One Day a Year
Christa Wolf
Translated by Katy Derbyshire
5 x 8.5 inches, 128pp. June 2017
ISBN : 9780857424273
Rs 499.00 (HB)
$21.00 (HB)
£16.99 (HB)
During a 1960 interview, East German writer Christa Wolf was asked a curious question: would she describe in detail what she did on September 27th? Fascinated by considering the significance of a single day over many years, Wolf began keeping a detailed diary of September 27th, a practice which she carried on for more than 50 years until her death in 2011. The first volume of these notes, which covered 1960 through 2000, was published to great acclaim more than a decade ago. Now translator Katy Derbyshire brings the September 27th collection up to date with One Day a Year—a collection of Wolf’s notes from the last decade of her life.
The book is both a personal record and a unique document of our times. With her characteristic precision and transparency, Wolf examines the interplay of the private, subjective, and major contemporary historical events. She writes about Germany after 9/11, about her work on her last great book City of Angels, and also about her exhausting confrontation with old age. One Day a Year is a compelling and personal glimpse into the life of one of the world’s greatest writers.
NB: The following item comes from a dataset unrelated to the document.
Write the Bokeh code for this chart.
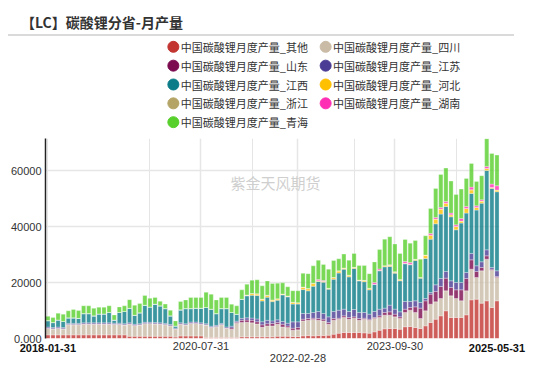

Christa Wolf was one of Germany's most celebrated post-war writers. She grew up during Nazi rule and spent most of her adulthood in communist East Germany, where she increasingly came to question ideologies through her writing. In 1989, she was an instrumental figure in the protests leading to the fall of the Berlin Wall. Her work was always innovative and challenging in terms of style and politics, including the ground-breaking Cassandra, Patterns of Childhood and The Quest for Christa T. Her last novel, City of Angels, dealt with her stay in Los Angeles during the fallout from revelations that she had been an informal collaborator with the Stasi in younger years, and naturally been spied upon for a significantly longer period. She has been awarded many prizes, among them the Buchner Prize of the German Academy of Language and Poetry (1980), the Austrian State Prize for European Literature (1985) and the Geschwister-Scholl-Prize of the city of Munich (1987). Christa Wolf died in Berlin in 2011.
Katy Derbyshire co-edits www.no-mans-land.org, an online magazine of contemporary German writing in English, and co-hosts a monthly translation lab in Berlin. She has translated books by Helene Hegemann, Clemens Meyer, Inka Parei (Shadow-Boxing Woman and What Darkness Was for Seagull Books), Simon Urban, Dorothee Elmiger (Invitation to the Bold of Heart for Seagull Books) and Sibylle Lewitscharoff (Apostoloff, forthcoming from Seagull Books).